Step 1: Start from a long table (uneven observations) —— Optional¶
A long-format dataset makes it easy to describe variable visit counts, but it is not what Sklong consumes directly.
We show this first step for clarity, but if you already have your data in wide format, you can skip to Step 3.
Waves Means Visit Number
Note also, that wave means visit number here (1, 2, 3, ...). It could be any time interval between visits, even irregular ones.
Sklong mainly cares about the distance between visits, not the actual time interval. This could change in future versions,
if new primitives are added to handle specifically time (irregular mostly) intervals.
Below, some subjects are missing wave 2:
import pandas as pd
long_df = pd.DataFrame(
{
"subject_id": [1, 1, 1, 2, 2, 3, 3, 3],
"wave": [1, 2, 3, 1, 3, 1, 2, 3],
"mood": [4.0, 3.5, 3.0, 2.0, 2.5, 5.0, 4.5, 4.0],
"sleep": [7.0, 6.5, 6.0, 5.5, 5.0, 8.0, 7.5, 7.0],
"age": [60, 60, 60, 55, 55, 52, 52, 52],
}
)
Step 2: Pivot into wide format and keep missing waves as NaN¶
wide_df = (
long_df
.pivot(index="subject_id", columns="wave", values=["mood", "sleep"])
.sort_index(axis=1)
)
wide_df.columns = [f"{feature}_w{wave}" for feature, wave in wide_df.columns]
wide_df = wide_df.reset_index().merge(
long_df[["subject_id", "age"]].drop_duplicates(), on="subject_id"
)
print(wide_df)
Output (note the NaN values for missing waves):
subject_id mood_w1 mood_w2 mood_w3 sleep_w1 sleep_w2 sleep_w3 age
0 1 4.0 3.5 3.0 7.0 6.5 6.0 60
1 2 2.0 NaN 2.5 5.5 NaN 5.0 55
2 3 5.0 4.5 4.0 8.0 7.5 7.0 52
Wide format lets you keep all subject data on a single row while leaving missing visits as NaN.
Why wide format?
Sklong expects one row per subject to avoid leakage during train/test splits. Missing visits should stay as
NaN in the wave columns so they can be imputed later if needed.

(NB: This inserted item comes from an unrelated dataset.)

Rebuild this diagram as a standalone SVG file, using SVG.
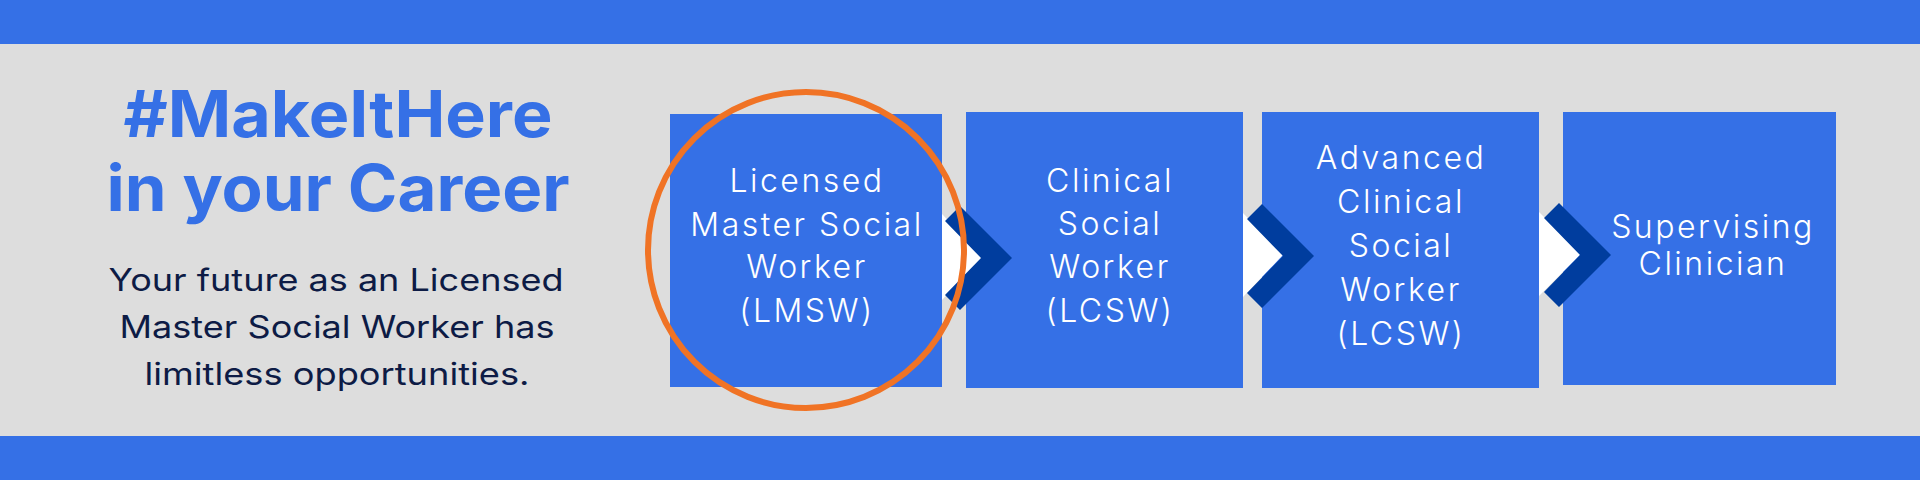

Step 3: Define features_group with padding for missing columns¶
If a whole wave column is missing for a feature, use -1 to align its group length with the maximum wave count.
In the example below, sleep_w2 is missing entirely (no column), while mood_w2 exists but is NaN for subject 2.
from scikit_longitudinal.data_preparation import LongitudinalDataset
columns = [
"age",
"gender",
"mood_w1",
"mood_w2",
"mood_w3",
"sleep_w1",
"sleep_w3", # sleep_w2 does not exist in this dataset
"outcome_w3",
]
# Example with uneven visits + missing sleep_w2 column
wide_dataset = pd.DataFrame(
[
[60, 0, 4.0, 3.5, 3.0, 7.0, 6.0, 1],
[55, 1, 2.0, None, 2.5, 5.5, 5.0, 0],
[52, 0, 5.0, 4.5, 4.0, 8.0, 7.0, 1],
],
columns=columns,
)
# Create the dataset (data_frame skips file IO)
longitudinal = LongitudinalDataset(file_path="unused.csv", data_frame=wide_dataset)
longitudinal.load_target(target_column="outcome_w3")
# features_group uses -1 to pad the missing sleep wave
features_group = [
[2, 3, 4], # mood_w1, mood_w2, mood_w3
[5, -1, 6], # sleep_w1, N/A, sleep_w3
]
longitudinal.setup_features_group(features_group)
print(longitudinal.feature_groups(names=True))
print(longitudinal.non_longitudinal_features(names=True))
Padding is for missing columns, not missing values
Use -1 only when an entire wave column does not exist in your data. If a wave exists but is missing for some
subjects, keep the column and use NaN values for those rows. For instance, sleep has not been measured at wave 2 of
the longitudinal study, so we use -1 to pad that position in features_group. As a result, we now that sleep measured
at wave 3, is way more recent than sleep measured at wave 1. given the distance between the two.
Output:
[["mood_w1", "mood_w2", "mood_w3"], ["sleep_w1", "N/A", "sleep_w3"]]
["age", "gender", "outcome_w3"]
This setup correctly informs Sklong about the temporal structure of your data, even with uneven observations.
Usually, most of Sklong current primitives handles missing waves (NaN values) by taking the distance between the waves into account.
Hence, they are "aware" of whether one wave is way more recent than another.
Cheers!